Players in India’s power sector, who were in financial hot waters even prior to Covid, have sunk deeper into the quagmire lately with commercial buyers reducing their offtake during the lockdown. With revenues of State distribution companies (discoms) hit hard, their already large overdues to generation companies have mounted. An India Ratings report suggests that overdues from discoms to generation companies had vaulted from ₹55,300 crore in March last year to over ₹91,700 crore by March 2020. In the circumstances, the announcement of a ₹90,000 crore liquidity lifeline for discoms as a part of the Atmanirbhar Bharat package is welcome both for its intent and timing. This package doesn’t entail any direct outlays from the Centre but envisages Power Finance Corporation (PFC) and Rural Electrification Corporation (REC) tapping market borrowings to raise the required ₹90,000 crore. The package, if implemented in full, can ease liquidity across the power value chain and prevent immediate defaults.

The loan disbursements under this package come with many strings attached. For one, to avail of them, State governments are expected to act as guarantors to PFC and REC, with the loans to be released directly to power producers. Two, before availing of the first tranche, States are expected to clear their subsidy dues to discoms and discoms to REC/PFC, failing which they will pay higher interest. This may prove a sticking point for States currently grappling with Covid-related strain on their fisc. States are also expected to effect reforms such as installing smart meters, digital payments and self-assessment by customers. Three, before availing of the second tranche, States are expected to commit to a roadmap to reduce aggregate technical and commercial (AT&C) losses and address gaps between power tariffs and costs. Public sector power producers are expected to offer rebates on fixed costs for the settlement of their dues, which discoms are expected to pass on to consumers. While many of the conditions do represent much-needed reforms in the power sector, it may be unrealistic to expect State governments to initiate them amid this unprecedented crisis.

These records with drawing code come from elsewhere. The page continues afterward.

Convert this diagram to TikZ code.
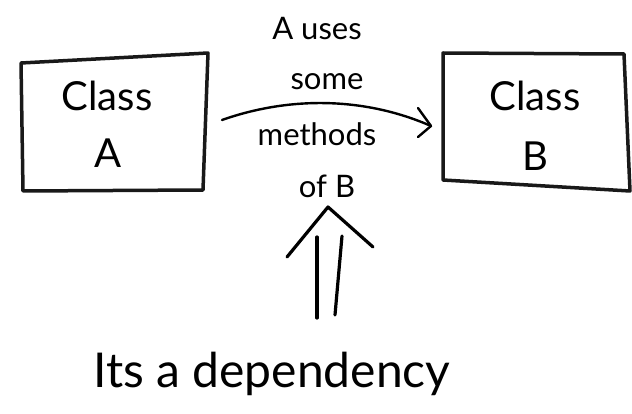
\documentclass[tikz,border=0pt]{standalone}
\usepackage{fontspec}
\setmainfont{Lato}
\begin{document}
\begin{tikzpicture}[x=1pt,y=-1pt,
  boxline/.style={line width=3.5pt,line join=round,black!90},
  thinline/.style={line width=2.4pt,line cap=round,line join=round},
  bigline/.style={line width=3.2pt,line cap=round,line join=round},
  cls/.style={font=\fontsize{40}{42}\selectfont},
  lbl/.style={font=\fontsize{31}{33}\selectfont},
  big/.style={font=\fontsize{48}{50}\selectfont}]
\useasboundingbox (0,0) rectangle (632,414);
% box A
\coordinate (a1) at (21,63); \coordinate (a2) at (208,53);
\coordinate (a3) at (203,190); \coordinate (a4) at (23,191);
\draw[boxline] (a1) -- (a2) -- (a3) -- (a4) -- cycle;
\node[cls] (clsA) at (107,96) {Class};
\node[cls] (letA) at (108,153) {A};
% box B
\coordinate (b1) at (443,53); \coordinate (b2) at (624,54);
\coordinate (b3) at (630,191); \coordinate (b4) at (443,180);
\draw[boxline] (b1) -- (b2) -- (b3) -- (b4) -- cycle;
\node[cls] (clsB) at (535,96) {Class};
\node[cls] (letB) at (535,156) {B};
% curved arrow
\coordinate (aout) at (222,120);
\coordinate (bin) at (431,126);
\draw[thinline] (aout) .. controls (290,96) and (365,97) .. (bin);
\draw[thinline] (418,108) -- (bin) -- (418,137);
% labels
\node[lbl] (l1) at (317,29) {A uses};
\node[lbl] (l2) at (327,82) {some};
\node[lbl] (l3) at (317,134) {methods};
\node[lbl] (l4) at (327,186) {of B};
% big arrow
\coordinate (apex) at (328,207);
\coordinate (hl) at (287,257); \coordinate (hr) at (373,247);
\draw[bigline] (hl) -- (apex) -- (hr);
\coordinate (s1t) at (317,237); \coordinate (s1b) at (317,318);
\coordinate (s2t) at (342,236); \coordinate (s2b) at (335,315);
\draw[bigline] (s1t) -- (s1b);
\draw[bigline] (s2t) -- (s2b);
\node[big,anchor=base] (dep) at (272,387) {Its a dependency};
\end{tikzpicture}
\end{document}
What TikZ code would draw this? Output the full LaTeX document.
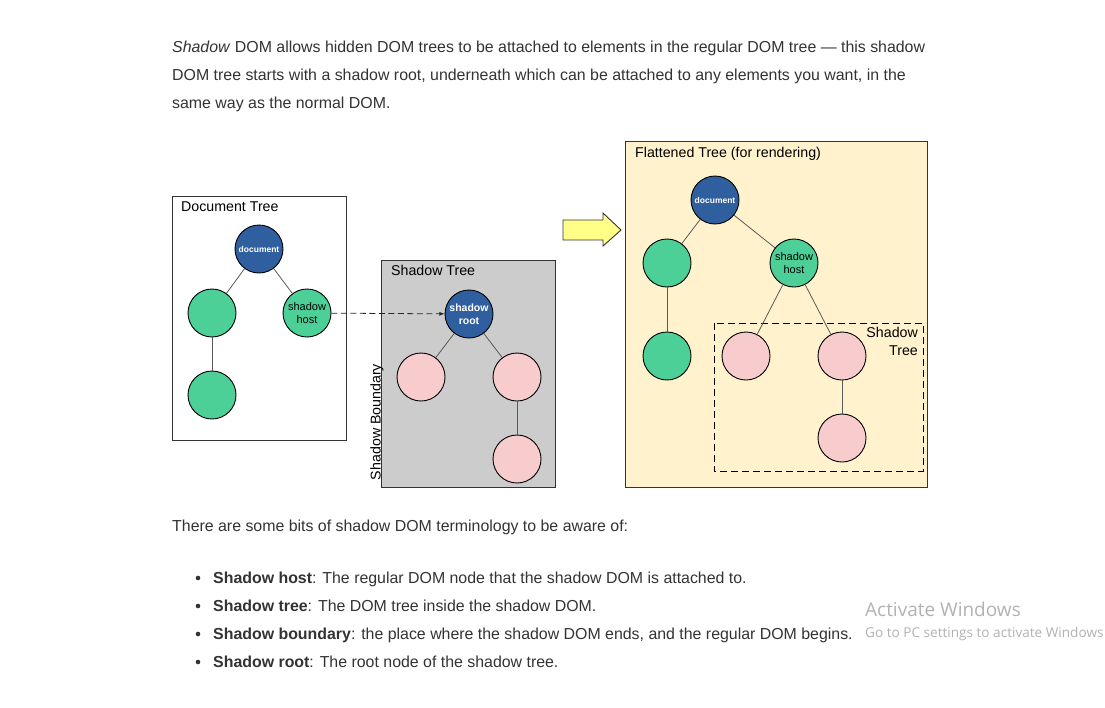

Overall, even if this package manages to address immediate liquidity problems, a more collaborative approach between the Centre and the States may be needed to resolve persisting structural issues that hobble the power sector — such as free power to agriculture, cross-subsidisation of agriculture and households by industrial consumers, poor quality of service and inordinately high AT&C losses. True, the Centre has recently proposed some changes through amendments to the Electricity Act by looking to facilitate cross-border trade in power, streamline the selection process for appointing members of electricity commissions, allowing distribution licensees to appoint sub-licensees and appointing a contract enforcement authority. But even these measures merely tinker at the periphery of the structural reforms needed, without tackling the core issues plaguing the sector.